• [Exercise goal]:
Only the lines between the line holding "Write a Python" and the line holding "ax = fig.add_axes([0.107, 0.1457, 0.8666, 0.8148])", both of those included, should be copied exactly; drop the pictures.

Source code of charts:

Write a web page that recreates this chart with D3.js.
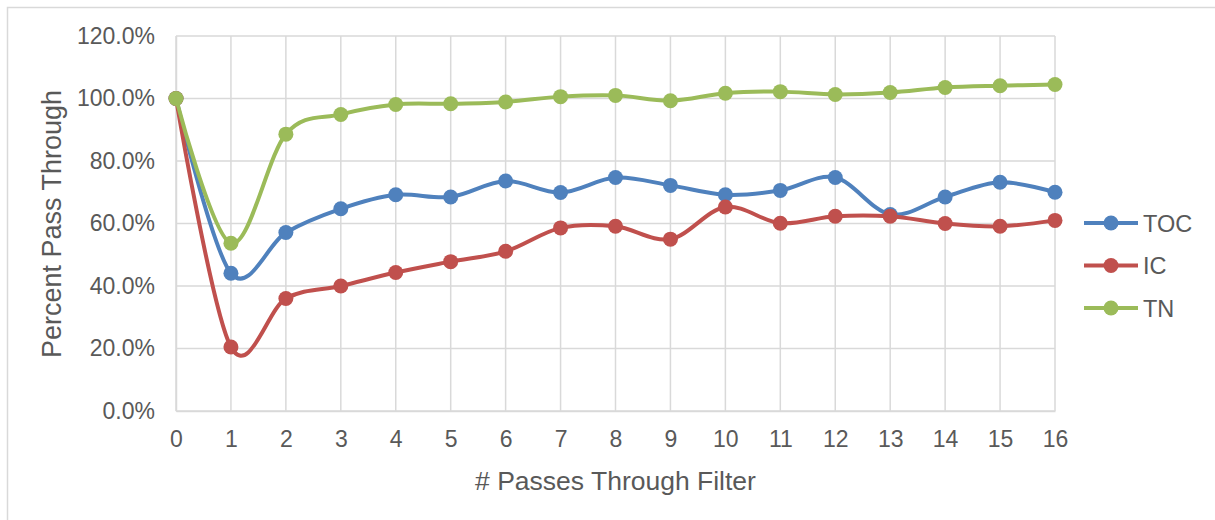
<!DOCTYPE html>
<html>
<head>
<meta charset="utf-8">
<script src="https://cdn.jsdelivr.net/npm/d3@7"></script>
<style>
  body { margin: 0; background: #fff; }
  text { font-family: "Liberation Sans", Arial, sans-serif; fill: #595959; }
</style>
</head>
<body>
<div id="viz-container"></div>
<script>
// data
let passes = [0,1,2,3,4,5,6,7,8,9,10,11,12,13,14,15,16];
let tocValues = [100,44.1,57.1,64.7,69.2,68.5,73.6,69.9,74.7,72.2,69.2,70.6,74.7,62.9,68.5,73.2,70.0];
let icValues  = [100,20.5,36.0,40.0,44.3,47.8,51.1,58.6,59.1,55.0,65.3,60.1,62.3,62.3,60.0,59.1,61.0];
let tnValues  = [100,53.7,88.6,94.9,98.1,98.3,98.9,100.6,101.0,99.3,101.7,102.2,101.3,101.9,103.5,104.1,104.5];
let yTicks = [0,20,40,60,80,100,120];
let seriesNames = ["TOC","IC","TN"];
let seriesColors = ["#4f81bd","#c0504d","#9bbb59"];

let series = [tocValues, icValues, tnValues].map(function(vals, i){
  return {name: seriesNames[i], color: seriesColors[i],
          points: passes.map(function(p, j){ return {x: p, y: vals[j]}; })};
});

//create canvas
let viz = d3.select("#viz-container")
    .append("svg")
    .attr("width",1215)
    .attr("height",520)
;

// outer chart border (only top and left visible)
viz.append("rect")
  .attr("x",7.5).attr("y",7.5)
  .attr("width",1300).attr("height",600)
  .attr("fill","none")
  .attr("stroke","#d9d9d9")
  .attr("stroke-width",1.5)
;

let x = d3.scaleLinear().domain([0,16]).range([176,1055]);
let y = d3.scaleLinear().domain([0,120]).range([411,36]);

// gridlines
viz.append("g").selectAll("line").data(passes).enter()
  .append("line")
  .attr("x1",d=>x(d)).attr("x2",d=>x(d))
  .attr("y1",y(0)).attr("y2",y(120))
  .attr("stroke","#d9d9d9").attr("stroke-width",1.5)
;
viz.append("g").selectAll("line").data(yTicks).enter()
  .append("line")
  .attr("x1",x(0)).attr("x2",x(16))
  .attr("y1",d=>y(d)).attr("y2",d=>y(d))
  .attr("stroke","#d9d9d9").attr("stroke-width",1.5)
;

// axes
let xAxis = viz.append("g")
  .attr("transform","translate(0,"+y(0)+")")
  .call(d3.axisBottom(x).tickValues(passes).tickSize(0).tickPadding(20).tickFormat(d3.format("d")));
let yAxis = viz.append("g")
  .attr("transform","translate("+(x(0))+",0)")
  .call(d3.axisLeft(y).tickValues(yTicks).tickSize(0).tickPadding(21).tickFormat(d=>d.toFixed(1)+"%"));
[xAxis,yAxis].forEach(function(a){
  a.select(".domain").attr("stroke","#d9d9d9").attr("stroke-width",1.5);
  a.selectAll("text").attr("font-size",23).attr("fill","#595959")
    .style("font-family","Liberation Sans, Arial, sans-serif");
});

// axis titles
viz.append("text")
  .attr("x",(x(0)+x(16))/2).attr("y",490)
  .attr("text-anchor","middle").attr("font-size",26.5)
  .text("# Passes Through Filter");
viz.append("text")
  .attr("transform","translate(61,224) rotate(-90)")
  .attr("text-anchor","middle").attr("font-size",27)
  .text("Percent Pass Through");

// lines
let line = d3.line()
  .x(d=>x(d.x)).y(d=>y(d.y))
  .curve(d3.curveCardinal.tension(0));

let groups = viz.selectAll(".series").data(series).enter()
  .append("g").attr("class","series");

groups.append("path")
  .attr("d",d=>line(d.points))
  .attr("fill","none")
  .attr("stroke",d=>d.color)
  .attr("stroke-width",4)
  .attr("stroke-linejoin","round")
;
groups.each(function(s){
  d3.select(this).selectAll("circle").data(s.points).enter()
    .append("circle")
    .attr("cx",d=>x(d.x)).attr("cy",d=>y(d.y))
    .attr("r",7.5)
    .attr("fill",s.color);
});

// legend
let legend = viz.selectAll(".legend").data(series).enter()
  .append("g").attr("class","legend")
  .attr("transform",(d,i)=>"translate(1084,"+(223+i*42.5)+")");
legend.append("line")
  .attr("x1",0).attr("x2",54)
  .attr("stroke",d=>d.color).attr("stroke-width",4);
legend.append("circle")
  .attr("cx",27).attr("r",7.5).attr("fill",d=>d.color);
legend.append("text")
  .attr("x",59).attr("y",8.5).attr("font-size",23.5)
  .text(d=>d.name);
</script>
</body>
</html>
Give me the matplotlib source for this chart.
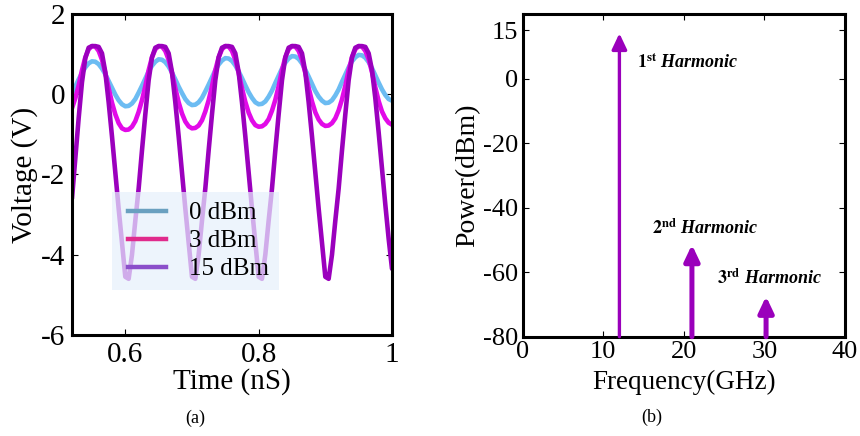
import numpy as np
import matplotlib
matplotlib.use("Agg")
import matplotlib.pyplot as plt
from matplotlib.lines import Line2D
from matplotlib.legend_handler import HandlerLine2D

plt.rcParams['font.family'] = ['Liberation Serif', 'DejaVu Serif']
plt.rcParams['mathtext.fontset'] = 'stix'
plt.rcParams['axes.unicode_minus'] = False

# ---------------- data: (a) output voltage waveforms ----------------
t_ns = np.linspace(0.52, 1.0, 97)   # sample times, 5 ps step

v_0dbm = [0.03, 0.19, 0.37, 0.53, 0.67, 0.77, 0.82, 0.81, 0.75, 0.64, 0.50, 0.33, 0.16, -0.01, -0.15, -0.25, -0.30,
          -0.29, -0.23, -0.12, 0.04, 0.21, 0.39, 0.57, 0.71, 0.81, 0.87, 0.86, 0.80, 0.69, 0.54, 0.37, 0.19, 0.03, -0.12, -0.22, -0.27,
          -0.26, -0.20, -0.09, 0.07, 0.24, 0.42, 0.60, 0.74, 0.84, 0.90, 0.89, 0.83, 0.72, 0.57, 0.40, 0.22, 0.05, -0.09, -0.20, -0.25,
          -0.24, -0.18, -0.06, 0.09, 0.28, 0.46, 0.64, 0.79, 0.89, 0.95, 0.94, 0.88, 0.77, 0.61, 0.44, 0.26, 0.08, -0.06, -0.16, -0.22,
          -0.21, -0.15, -0.03, 0.12, 0.31, 0.49, 0.67, 0.82, 0.92, 0.98, 0.97, 0.91, 0.80, 0.65, 0.47, 0.29, 0.12, -0.02, -0.12, -0.16]

v_3dbm = [-0.35, -0.10, 0.22, 0.60, 0.92, 1.12, 1.20, 1.19, 1.08, 0.86, 0.53, 0.15, -0.21, -0.50, -0.72, -0.85, -0.89,
          -0.88, -0.81, -0.67, -0.44, -0.15, 0.20, 0.60, 0.92, 1.12, 1.20, 1.19, 1.08, 0.86, 0.53, 0.15, -0.20, -0.48, -0.68, -0.80, -0.85,
          -0.84, -0.78, -0.65, -0.43, -0.15, 0.20, 0.60, 0.92, 1.12, 1.20, 1.19, 1.08, 0.86, 0.53, 0.15, -0.19, -0.46, -0.65, -0.77, -0.81,
          -0.80, -0.74, -0.62, -0.41, -0.14, 0.20, 0.60, 0.92, 1.12, 1.20, 1.19, 1.08, 0.86, 0.53, 0.16, -0.18, -0.45, -0.63, -0.74, -0.79,
          -0.78, -0.72, -0.60, -0.40, -0.13, 0.21, 0.60, 0.92, 1.12, 1.20, 1.19, 1.08, 0.87, 0.55, 0.17, -0.17, -0.43, -0.60, -0.71, -0.76]

v_15dbm = [-2.60, -1.60, -0.60, 0.30, 0.90, 1.16, 1.20, 1.20, 1.18, 1.02, 0.55, -0.20, -1.05, -1.95, -2.85, -3.70, -4.55,
           -4.60, -4.00, -3.15, -2.35, -1.40, -0.50, 0.35, 0.92, 1.16, 1.20, 1.20, 1.18, 1.02, 0.55, -0.20, -1.05, -1.95, -2.85, -3.70, -4.55,
           -4.60, -4.00, -3.15, -2.35, -1.40, -0.50, 0.35, 0.92, 1.16, 1.20, 1.20, 1.18, 1.02, 0.55, -0.20, -1.05, -1.95, -2.85, -3.70, -4.55,
           -4.60, -4.00, -3.15, -2.35, -1.40, -0.50, 0.35, 0.92, 1.16, 1.20, 1.20, 1.18, 1.02, 0.55, -0.20, -1.05, -1.95, -2.85, -3.70, -4.55,
           -4.60, -4.00, -3.15, -2.35, -1.40, -0.50, 0.35, 0.92, 1.16, 1.20, 1.20, 1.18, 1.02, 0.60, -0.10, -0.95, -1.85, -2.75, -3.60, -4.35]

series_labels = ['0 dBm', '3 dBm', '15 dBm']

# ---------------- data: (b) output spectrum ----------------
harm_freq = [12, 21, 30.2]          # GHz
harm_power = [14, -51.5, -67.5]     # dBm
harm_num = ['1', '2', '3']
harm_sup = ['st', 'nd', 'rd']
harm_text_xy = [(14.2, 5), (16.1, -46.5), (24.1, -62)]

fig = plt.figure(figsize=(8.6, 4.36), dpi=100)

# ====================== (a) ======================
ax1 = fig.add_axes([0.0837, 0.2317, 0.3721, 0.7362])
ax1.plot(t_ns, v_0dbm, color='#6cbcf2', lw=3.3, solid_capstyle='round', solid_joinstyle='round')
ax1.plot(t_ns, v_3dbm, color='#e20ae8', lw=3.3, solid_capstyle='round', solid_joinstyle='round')
ax1.plot(t_ns, v_15dbm, color='#9b00bd', lw=3.3, solid_capstyle='round', solid_joinstyle='round')
ax1.set_xlim(0.52, 1.0)
ax1.set_ylim(-6, 2)
ax1.set_xticks([0.6, 0.8, 1.0])
ax1.set_xticklabels(['0.6', '0.8', '1'])
ax1.set_yticks([-6, -4, -2, 0, 2])
ax1.tick_params(direction='in', top=True, right=True, length=4, width=0.8,
                labelsize=21, pad=5)
for s in ax1.spines.values():
    s.set_linewidth(2.2)
ax1.set_xlabel('Time (nS)', fontsize=21, labelpad=0)
ax1.set_ylabel('Voltage (V)', fontsize=21, labelpad=2)

leg_handles = [Line2D([], [], color='#6aa0c0', lw=3.2),
               Line2D([], [], color='#e02a8c', lw=3.2),
               Line2D([], [], color='#8b4fca', lw=3.2)]
leg = ax1.legend(leg_handles, series_labels, loc='upper left',
                 bbox_to_anchor=(0.124, 0.446), borderaxespad=0,
                 fontsize=18, frameon=True, fancybox=False,
                 handlelength=1.76, handletextpad=0.92, labelspacing=0.22,
                 borderpad=0.4,
                 handler_map={Line2D: HandlerLine2D(xpad=0.24)})
leg.get_frame().set_facecolor('#e6f0fc')
leg.get_frame().set_alpha(0.72)
leg.get_frame().set_edgecolor('none')

# ====================== (b) ======================
ax2 = fig.add_axes([0.6078, 0.2278, 0.3748, 0.7401])
arrow_color = '#9a00bb'
shaft_w = [2.4, 3.6, 3.6]
for f, p, w in zip(harm_freq, harm_power, shaft_w):
    ax2.annotate('', xy=(f, p), xytext=(f, -80),
                 arrowprops=dict(arrowstyle='-|>,head_width=0.45,head_length=0.95',
                                 color=arrow_color, lw=w, shrinkA=0, shrinkB=0),
                 annotation_clip=False)
for n, sup, (tx, ty) in zip(harm_num, harm_sup, harm_text_xy):
    ax2.text(tx, ty, r'$\mathbf{%s}^{\mathbf{%s}}$ Harmonic' % (n, sup),
             fontsize=13, fontweight='bold', fontstyle='italic',
             ha='left', va='center')
ax2.set_xlim(0, 40)
ax2.set_ylim(-80, 20)
ax2.set_xticks([0, 10, 20, 30, 40])
ax2.set_yticks([15, 0, -20, -40, -60, -80])
ax2.tick_params(direction='in', top=True, right=True, length=4, width=0.8,
                labelsize=19, pad=3)
for s in ax2.spines.values():
    s.set_linewidth(2.2)
ax2.set_xlabel('Frequency(GHz)', fontsize=19.5, labelpad=5)
ax2.set_ylabel('Power(dBm)', fontsize=20, labelpad=2)

fig.text(195 / 860, 1 - 418 / 436, '(a)', fontsize=13, ha='center', va='center')
fig.text(652 / 860, 1 - 417 / 436, '(b)', fontsize=13, ha='center', va='center')

fig.savefig('out.png', dpi=100)
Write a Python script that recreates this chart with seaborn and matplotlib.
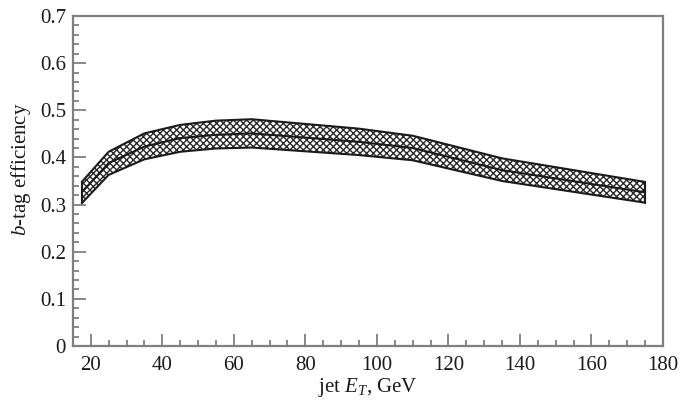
import matplotlib
matplotlib.use("Agg")
import matplotlib.pyplot as plt
from matplotlib.ticker import MultipleLocator, FuncFormatter
import numpy as np
import pandas as pd
import seaborn as sns

# Jet transverse energy (GeV) and b-tag efficiency band
jet_et = [17.5, 25, 35, 45, 55, 65, 80, 95, 110, 135, 175]
eff_central = [0.326, 0.388, 0.423, 0.441, 0.448, 0.451, 0.442, 0.433, 0.420, 0.373, 0.326]
eff_upper = [0.348, 0.412, 0.451, 0.469, 0.478, 0.481, 0.471, 0.461, 0.446, 0.398, 0.348]
eff_lower = [0.303, 0.363, 0.396, 0.412, 0.419, 0.421, 0.413, 0.405, 0.394, 0.350, 0.304]

x_ticks = [20, 40, 60, 80, 100, 120, 140, 160, 180]
y_ticks = [0, 0.1, 0.2, 0.3, 0.4, 0.5, 0.6, 0.7]

sns.set_theme(style="ticks")
plt.rcParams["font.family"] = ["Liberation Serif", "DejaVu Serif"]
plt.rcParams["mathtext.fontset"] = "custom"
plt.rcParams["mathtext.rm"] = "Liberation Serif"
plt.rcParams["mathtext.it"] = "Liberation Serif:italic"
plt.rcParams["hatch.linewidth"] = 1.0

df = pd.DataFrame({"et": jet_et, "eff": eff_central,
                   "hi": eff_upper, "lo": eff_lower})

fig = plt.figure(figsize=(6.81, 4.05), dpi=100)
ax = fig.add_axes([0.107, 0.1457, 0.8666, 0.8148])

# hatched uncertainty band
ax.fill_between(df["et"], df["lo"], df["hi"], facecolor="white",
                edgecolor="#2a2a2a", hatch="xxxxx", linewidth=0)
line_col = "#1a1a1a"
sns.lineplot(data=df, x="et", y="hi", ax=ax, color=line_col, linewidth=1.5)
sns.lineplot(data=df, x="et", y="lo", ax=ax, color=line_col, linewidth=1.5)
sns.lineplot(data=df, x="et", y="eff", ax=ax, color=line_col, linewidth=1.5)
# closing edges at both ends of the band
ax.plot([jet_et[0]] * 2, [eff_lower[0], eff_upper[0]], color=line_col, linewidth=1.5)
ax.plot([jet_et[-1]] * 2, [eff_lower[-1], eff_upper[-1]], color=line_col, linewidth=1.5)

ax.set_xlim(15, 180)
ax.set_ylim(0, 0.7)
ax.set_xticks(x_ticks)
ax.set_yticks(y_ticks)
ax.xaxis.set_minor_locator(MultipleLocator(5))
ax.yaxis.set_minor_locator(MultipleLocator(0.02))
ax.yaxis.set_major_formatter(FuncFormatter(lambda v, p: f"{v:g}"))

spine_col = "#7f7f7f"
for s in ax.spines.values():
    s.set_visible(True)
    s.set_color(spine_col)
    s.set_linewidth(1.6)

ax.tick_params(which="both", direction="in", color=spine_col, width=1.3,
               labelsize=15, labelcolor="#1a1a1a", top=False, right=False)
ax.tick_params(which="major", length=9)
ax.tick_params(which="minor", length=4)
ax.tick_params(axis="x", which="major", pad=7)
ax.tick_params(axis="y", which="major", pad=5)

ax.set_xlabel(r"jet $E_T$, GeV", fontsize=15, color="#1a1a1a", labelpad=1)
ax.set_ylabel(r"$b$-tag efficiency", fontsize=15, color="#1a1a1a")
ax.yaxis.set_label_coords(-0.068, 0.535)

fig.savefig("out.png", dpi=100)
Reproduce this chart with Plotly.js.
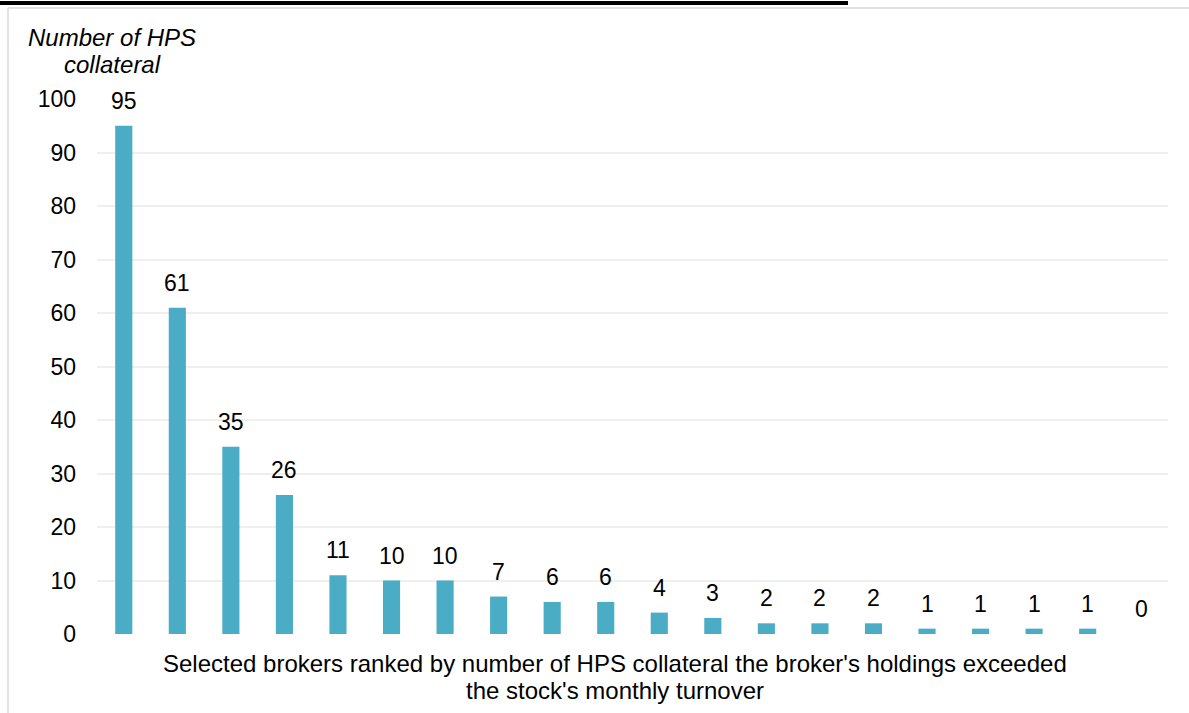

• [Complete answer]:
Write a Python script that recreates this chart with seaborn and matplotlib.
import matplotlib
matplotlib.use("Agg")
import matplotlib.pyplot as plt
from matplotlib.ticker import MultipleLocator, FuncFormatter
import numpy as np
import pandas as pd
import seaborn as sns

# Jet transverse energy (GeV) and b-tag efficiency band
jet_et = [17.5, 25, 35, 45, 55, 65, 80, 95, 110, 135, 175]
eff_central = [0.326, 0.388, 0.423, 0.441, 0.448, 0.451, 0.442, 0.433, 0.420, 0.373, 0.326]
eff_upper = [0.348, 0.412, 0.451, 0.469, 0.478, 0.481, 0.471, 0.461, 0.446, 0.398, 0.348]
eff_lower = [0.303, 0.363, 0.396, 0.412, 0.419, 0.421, 0.413, 0.405, 0.394, 0.350, 0.304]

x_ticks = [20, 40, 60, 80, 100, 120, 140, 160, 180]
y_ticks = [0, 0.1, 0.2, 0.3, 0.4, 0.5, 0.6, 0.7]

sns.set_theme(style="ticks")
plt.rcParams["font.family"] = ["Liberation Serif", "DejaVu Serif"]
plt.rcParams["mathtext.fontset"] = "custom"
plt.rcParams["mathtext.rm"] = "Liberation Serif"
plt.rcParams["mathtext.it"] = "Liberation Serif:italic"
plt.rcParams["hatch.linewidth"] = 1.0

df = pd.DataFrame({"et": jet_et, "eff": eff_central,
                   "hi": eff_upper, "lo": eff_lower})

fig = plt.figure(figsize=(6.81, 4.05), dpi=100)
ax = fig.add_axes([0.107, 0.1457, 0.8666, 0.8148])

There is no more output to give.